I finally reached my first water of the trail a little before 5 pm. It was literally a mud puddle no more than 2 inches deep in the rut of a swamp buggy track. I didn’t care. I scooped bit by bit into one of my bottles with a collapsible cup, then strained that through a bandana into another bottle – and then drank the still cloudy water through my sawyer filter. Although I was prepared for it to taste like pure shit, I was surprised to find it tasted like rain water. I drank a liter on the spot, then filtered two more using the two step process.
We weren’t far from our first multi mile knee deep wade through mud and water, but it was far too late to begin that endeavour. I decided we’d camp in the first suitable spot, then tackle the swamps in the morning.
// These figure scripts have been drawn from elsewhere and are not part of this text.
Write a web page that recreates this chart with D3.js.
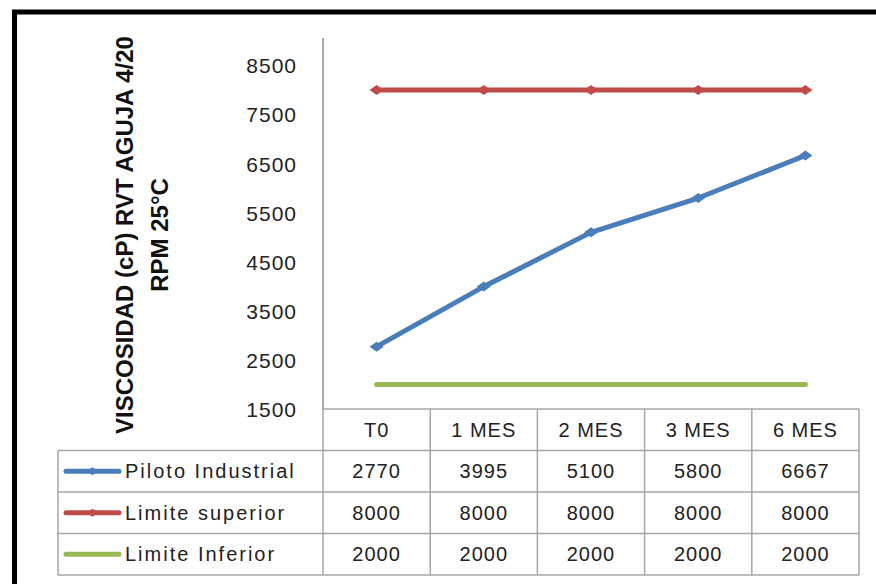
<!DOCTYPE html>
<html>
<head>
<meta charset="utf-8">
<script src="https://cdn.jsdelivr.net/npm/d3@7"></script>
<style>
  html, body { margin: 0; padding: 0; background: #fff; }
  svg { display: block; }
  text { font-family: "Liberation Sans", Arial, sans-serif; }
</style>
</head>
<body>
<svg id="chart" width="876" height="584"></svg>
<script>
// ---- data ----
const categories = ["T0", "1 MES", "2 MES", "3 MES", "6 MES"];
const seriesNames = ["Piloto Industrial", "Limite superior", "Limite Inferior"];
const pilotoIndustrial = [2770, 3995, 5100, 5800, 6667];
const limiteSuperior = [8000, 8000, 8000, 8000, 8000];
const limiteInferior = [2000, 2000, 2000, 2000, 2000];
const yTicks = [1500, 2500, 3500, 4500, 5500, 6500, 7500, 8500];
const yMin = 1500, yMax = 9000;
const titleLines = ["VISCOSIDAD (cP) RVT AGUJA 4/20", "RPM 25°C"];

const seriesColors = ["#4A7EBB", "#BE4B48", "#98B954"];
const seriesMarkers = [true, true, false];
const seriesData = [pilotoIndustrial, limiteSuperior, limiteInferior];

// ---- layout ----
const svg = d3.select("#chart");
const plotLeft = 323, plotRight = 859, plotTop = 41, plotBottom = 409;
const rowH = 41.5;
const legendLeft = 58;

const x = d3.scaleBand().domain(categories).range([plotLeft, plotRight]).padding(0);
const xc = c => x(c) + x.bandwidth() / 2;
const y = d3.scaleLinear().domain([yMin, yMax]).range([plotBottom, plotTop]);

// frame
svg.append("rect")
  .attr("x", 14.5).attr("y", 12).attr("width", 900).attr("height", 620)
  .attr("fill", "none").attr("stroke", "#000").attr("stroke-width", 5);

// y axis
const yAxis = d3.axisLeft(y).tickValues(yTicks).tickSize(0).tickSizeOuter(0).tickPadding(26)
  .tickFormat(d3.format("d"));
const gy = svg.append("g").attr("transform", `translate(${plotLeft},0)`).call(yAxis);
gy.select(".domain").attr("d", `M0,${plotBottom}V38`)
  .attr("stroke", "#8c8c8c").attr("stroke-width", 1.5);
gy.selectAll(".tick text")
  .attr("font-family", "Liberation Sans, Arial, sans-serif")
  .attr("font-size", 21).attr("fill", "#222").attr("letter-spacing", 1)
  .attr("dy", "0.35em");

// y title
const title = svg.append("text")
  .attr("transform", "translate(133,235) rotate(-90)")
  .attr("text-anchor", "middle")
  .attr("font-size", 24).attr("font-weight", "bold").attr("fill", "#111");
title.append("tspan").attr("x", 0).attr("y", 0).text(titleLines[0]);
title.append("tspan").attr("x", 0).attr("y", 35).text(titleLines[1]);

// lines
const line = d3.line().x((d, i) => xc(categories[i])).y(d => y(d));
seriesData.forEach((vals, si) => {
  svg.append("path")
    .datum(vals)
    .attr("d", line)
    .attr("fill", "none")
    .attr("stroke", seriesColors[si])
    .attr("stroke-width", 5)
    .attr("stroke-linecap", "round")
    .attr("stroke-linejoin", "round");
  if (seriesMarkers[si]) {
    svg.append("g").selectAll("path")
      .data(vals)
      .join("path")
      .attr("transform", (d, i) => `translate(${xc(categories[i])},${y(d)})`)
      .attr("d", "M-7,0L0,-5L7,0L0,5Z")
      .attr("fill", seriesColors[si])
      .attr("stroke", "none");
  }
});

// ---- data table ----
const grid = "#a6a6a6";
const tbl = svg.append("g");
const nRows = seriesNames.length;
tbl.append("line").attr("x1", plotLeft).attr("x2", plotRight)
  .attr("y1", plotBottom).attr("y2", plotBottom).attr("stroke", grid).attr("stroke-width", 1.5);
for (let r = 1; r <= nRows + 1; r++) {
  const yy = plotBottom + r * rowH;
  tbl.append("line").attr("x1", legendLeft).attr("x2", plotRight)
    .attr("y1", yy).attr("y2", yy).attr("stroke", grid).attr("stroke-width", 1.5);
}
categories.forEach((c, i) => {
  tbl.append("line").attr("x1", x(c)).attr("x2", x(c))
    .attr("y1", plotBottom).attr("y2", plotBottom + (nRows + 1) * rowH)
    .attr("stroke", grid).attr("stroke-width", 1.5);
});
tbl.append("line").attr("x1", plotRight).attr("x2", plotRight)
  .attr("y1", plotBottom).attr("y2", plotBottom + (nRows + 1) * rowH)
  .attr("stroke", grid).attr("stroke-width", 1.5);
tbl.append("line").attr("x1", legendLeft).attr("x2", legendLeft)
  .attr("y1", plotBottom + rowH).attr("y2", plotBottom + (nRows + 1) * rowH)
  .attr("stroke", grid).attr("stroke-width", 1.5);

// header labels
tbl.selectAll("text.hdr").data(categories).join("text")
  .attr("class", "hdr")
  .attr("x", d => xc(d)).attr("y", plotBottom + rowH / 2)
  .attr("dy", "0.36em").attr("text-anchor", "middle")
  .attr("font-size", 20).attr("letter-spacing", 1).attr("fill", "#222")
  .text(d => d);

// rows
seriesData.forEach((vals, si) => {
  const cy = plotBottom + (si + 1) * rowH + rowH / 2;
  tbl.append("line").attr("x1", 66).attr("x2", 119).attr("y1", cy).attr("y2", cy)
    .attr("stroke", seriesColors[si]).attr("stroke-width", 5).attr("stroke-linecap", "round");
  if (seriesMarkers[si]) {
    tbl.append("path").attr("transform", `translate(92.5,${cy})`)
      .attr("d", "M-6,0L0,-4L6,0L0,4Z").attr("fill", seriesColors[si]);
  }
  tbl.append("text").attr("x", 125).attr("y", cy).attr("dy", "0.36em")
    .attr("font-size", 20).attr("letter-spacing", 2).attr("fill", "#222")
    .text(seriesNames[si]);
  tbl.selectAll(null).data(vals).join("text")
    .attr("x", (d, i) => xc(categories[i])).attr("y", cy).attr("dy", "0.36em")
    .attr("text-anchor", "middle")
    .attr("font-size", 20).attr("letter-spacing", 1).attr("fill", "#222")
    .text(d => d);
});
</script>
</body>
</html>
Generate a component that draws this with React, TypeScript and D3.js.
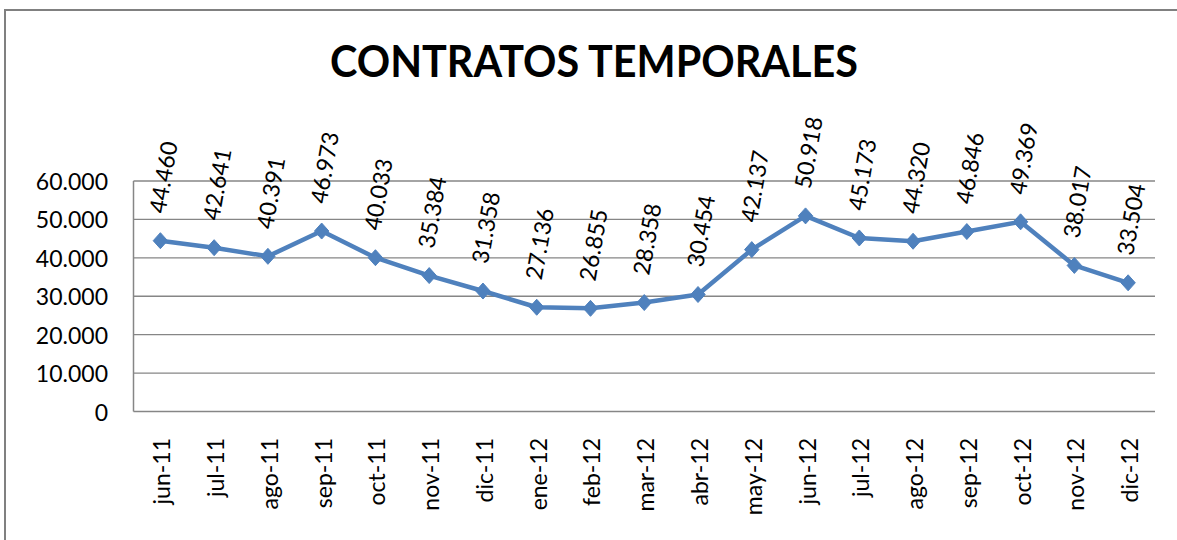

I cooked some beef brats for dinner and gave one to katana mixed into her dry food. It’s hot at night. Hot enough that I don’t need a pad in my hammock to avoid eskimo ass. The cool air beneath is more than welcome.
These forests seem dead during the day, but they come alive at night. The crickets and cicadas go crazy at dark, providing constant background noise. I can hear barred owls and other exotic bird noises that sound like laughter intermittently throughout the night. As I was writing this, a coyote gave an exceptionally long howl – not much unlike how a wolf sounds. Nothing answered it, and I haven’t heard it again, but it couldn’t have been more than several hundred yards away.
My greatest fear at night is black bears. Most people don’t know this, but Florida is overrun with black bears. Due to how dense the human population is, many of them are accustomed to people and don’t shy away easily. In my area of Florida alone, there have been several attacks/bites over the past few years. Being alone out here, I don’t fancy the idea of fending off an unafraid bear in the middle of the night. If I was anywhere else (besides grizzly country), I wouldn’t give a second thought to them. But knowing Florida Black Bears first hand… they have my attention.
I should be through the worst of this trail by the end of tomorrow. I have about 10 miles to cross I-75, and then the terrain should change up a bit.
Katana did well today. She was a patient and pleasurable passenger. I let her walk a little bit on swamp buggy roads, but they never lasted long enough to amount to much distance. I can’t wait to get out of this overgrown hell and let her rack up some miles.